* [What the exercise asks]: Copy out all the lines exactly. Omit pictures.

Extracted data entries
§ §

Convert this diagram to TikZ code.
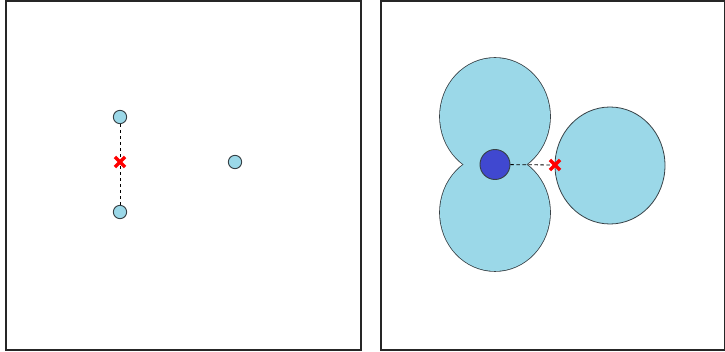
\documentclass[tikz,border=0pt]{standalone}
\usetikzlibrary{shapes.misc}
\definecolor{lobeblue}{RGB}{155,216,232}
\definecolor{coreblue}{RGB}{64,72,208}
\definecolor{edgegray}{RGB}{55,65,70}
\tikzset{
  site/.style={circle,draw=edgegray,fill=lobeblue,line width=0.7pt,minimum size=10pt,inner sep=0pt},
  mid/.style={cross out,draw=red,line width=2.6pt,minimum size=5pt,inner sep=0pt},
  link/.style={line width=0.6pt,dash pattern=on 2.5pt off 2pt}
}
\begin{document}
\begin{tikzpicture}[x=0.75pt,y=-0.75pt]
    \useasboundingbox (0,0) rectangle (725,352);
    % the two panels
    \draw[black!85,line width=1pt] (6,1) rectangle (361,350);
    \draw[black!85,line width=1pt] (381,1) rectangle (724.5,350);
    % left panel
    \node[site] (top) at (120,117) {};
    \node[site] (bot) at (120,212) {};
    \node[site] (far) at (235,162) {};
    \draw[link] (top) -- (bot);
    \node[mid] (cen) at (120,162) {};
    % right panel
    \foreach \cy in {116.5,212.5}{
        \draw[edgegray,line width=1.2pt] (495,\cy) ellipse [x radius=55,y radius=58.5];
    }
    \foreach \cy in {116.5,212.5}{
        \fill[lobeblue] (495,\cy) ellipse [x radius=55,y radius=58.5];
    }
    \draw[edgegray,line width=0.6pt,fill=lobeblue] (610,165.5) ellipse [x radius=55,y radius=58.5];
    \node[circle,draw=edgegray,fill=coreblue,line width=0.7pt,minimum size=22.5pt,inner sep=0pt] (core) at (495,164.5) {};
    \coordinate (hitpt) at (555,165);
    \draw[link] (core) -- (hitpt);
    \node[mid] (hit) at (hitpt) {};
\end{tikzpicture}
\end{document}
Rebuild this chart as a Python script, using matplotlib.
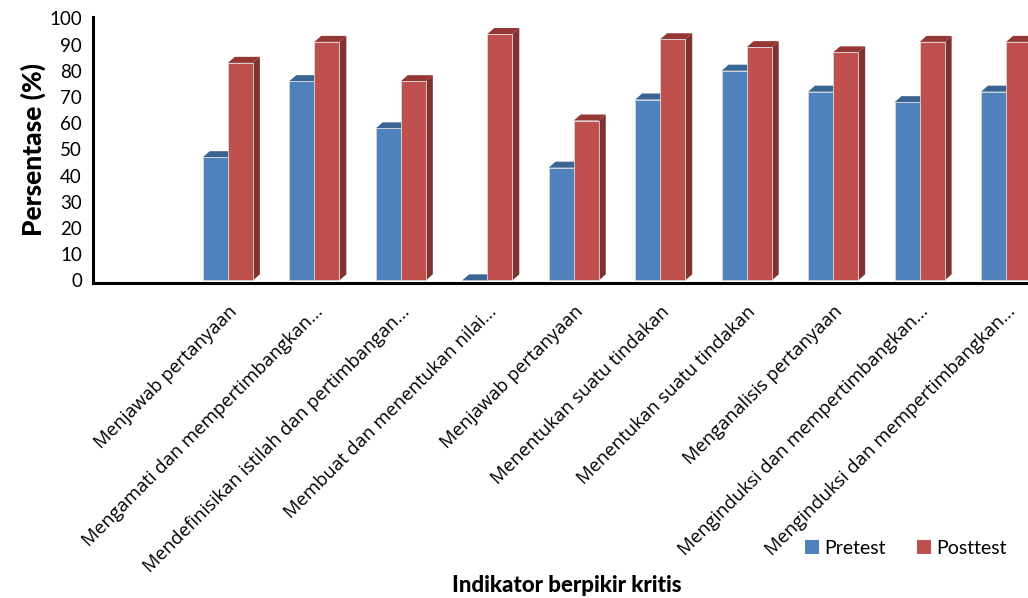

§ §

* [Reply to the task]:
Convert this diagram to TikZ code.
\documentclass[tikz,border=0pt]{standalone}
\usetikzlibrary{shapes.misc}
\definecolor{lobeblue}{RGB}{155,216,232}
\definecolor{coreblue}{RGB}{64,72,208}
\definecolor{edgegray}{RGB}{55,65,70}
\tikzset{
  site/.style={circle,draw=edgegray,fill=lobeblue,line width=0.7pt,minimum size=10pt,inner sep=0pt},
  mid/.style={cross out,draw=red,line width=2.6pt,minimum size=5pt,inner sep=0pt},
  link/.style={line width=0.6pt,dash pattern=on 2.5pt off 2pt}
}
\begin{document}
\begin{tikzpicture}[x=0.75pt,y=-0.75pt]
    \useasboundingbox (0,0) rectangle (725,352);
    % the two panels
    \draw[black!85,line width=1pt] (6,1) rectangle (361,350);
    \draw[black!85,line width=1pt] (381,1) rectangle (724.5,350);
    % left panel
    \node[site] (top) at (120,117) {};
    \node[site] (bot) at (120,212) {};
    \node[site] (far) at (235,162) {};
    \draw[link] (top) -- (bot);
    \node[mid] (cen) at (120,162) {};
    % right panel
    \foreach \cy in {116.5,212.5}{
        \draw[edgegray,line width=1.2pt] (495,\cy) ellipse [x radius=55,y radius=58.5];
    }
    \foreach \cy in {116.5,212.5}{
        \fill[lobeblue] (495,\cy) ellipse [x radius=55,y radius=58.5];
    }
    \draw[edgegray,line width=0.6pt,fill=lobeblue] (610,165.5) ellipse [x radius=55,y radius=58.5];
    \node[circle,draw=edgegray,fill=coreblue,line width=0.7pt,minimum size=22.5pt,inner sep=0pt] (core) at (495,164.5) {};
    \coordinate (hitpt) at (555,165);
    \draw[link] (core) -- (hitpt);
    \node[mid] (hit) at (hitpt) {};
\end{tikzpicture}
\end{document}
Rebuild this chart as a Python script, using matplotlib.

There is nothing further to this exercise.